7-18-2001(Wed.)

マシンよ、あれがピットだよ

「翼よ、あれがパリの灯だ」って、じつわリンドバーグ大佐のお言葉ではないのであった。

 ご本人が口にしたという記録もないし、手記にも一言も出てこない。原題は「The Sprit of St.Louis」だし、これはこれで、また感動ものの所以があったりする。前者が本屋さんで「お客に手に取る気にさせる題名」だとしたら、後者は「読者にじわっと感動を与える題名」だと思う。翻訳モノはタイトルの付け方からして、とてもセンスを要求されるものだけど、これは原題・邦題とも甲乙つけがたい名タイトルだと思う。この人の生涯がまた、庶民のあこがれと空想を思いっきり満たしてくれる人生なんである。この人には、人を羨む時間などなかったのだろうな・・・という清々しさを憶える、時々読み返してしまう本である。

 奥様がまた素晴らしい女性で、ご自身も飛行家で大佐と夫唱婦随の生涯を送られるのだが、とても素敵な感性をお持ちの方で、日本へ不時着したときに「さようなら」という言葉の意味を知って、「なんとはかなく美しい、諦めのよい言葉なのでしょう」と書き記している。去りゆく人に追いすがるわけでもなく、神の御名において再会を固く誓い合うわけでもなく、「それでは、これにてお暇いたします」「さようなら、お名残惜しいですが致し方ないことですね」・・・なんだか、胸がきゅんとしてしまう。ご夫婦で日本に滞在したときの様子は、奥様がご自身の手記に書かれているのだが、これが忘れかけていた奥ゆかしくも美しい、日本のはかなげな伝統を思い起こさせてくれて、感情は爆発させるより押し殺してしまう前世紀の魂を持った放し飼いは、思わずうっとりしてしまうのである。

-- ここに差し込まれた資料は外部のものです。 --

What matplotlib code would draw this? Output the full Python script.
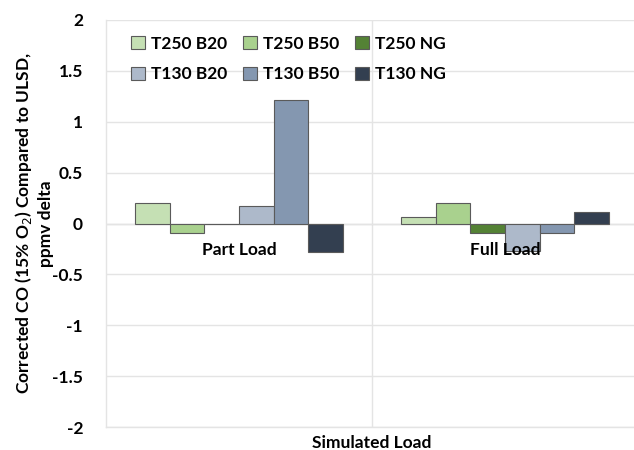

 人を羨むことは卑しいこと、それはきっと己の可能性が信じられなくなったとき・・・と漠然と考えていた私でも、このご夫婦には素直に感動して羨ましく思い、夫婦の理想像にもなっている。それを支える周りの友人もまた素晴らしいのだが、「金は出すけど口は出さない」という理想のスポンサーも、すべてが皆「カッコイイ大人」であり、英雄でもあったりする。私には英雄願望のようなものはあまりないのだけど、1人の力ではどうにもならないことがあったとき、「英雄だって1人の力では生まれないのだから」と気持ちを切り替えるために、たまに読みたくなる本でもある。

 飛行機乗りというのは、なぜか手放しで魅かれてしまう。フライングエースの書いた本は、まるで自分は当事者ではなくフィルムでも見ながら書いたような、現実をどこか1歩引いた視点で書いているモノが多いけど、郵便飛行士の書く文章はとても情緒的で、幻想的なものが多い。どちらも好きな感性だけど、郵便飛行士のみなさまが、押し並べて月明かりのフライトがお好きなのも、何度も読み返したくなる理由のような気がする。晩年は風光明媚な田舎で過ごされる方も多く、私の夢に近いものがある。

悲観も楽観もしない。そのために今自分が出来ることをやるのみ。

 今の心境にとてもしっくりくる名言なので、つい引っ張り出して読んでしまった。今日のタイトルは、カート体験2度目のときの参戦記に書いた言葉だけど、明日からの2〜3週間で何度かそう思うんだろうな。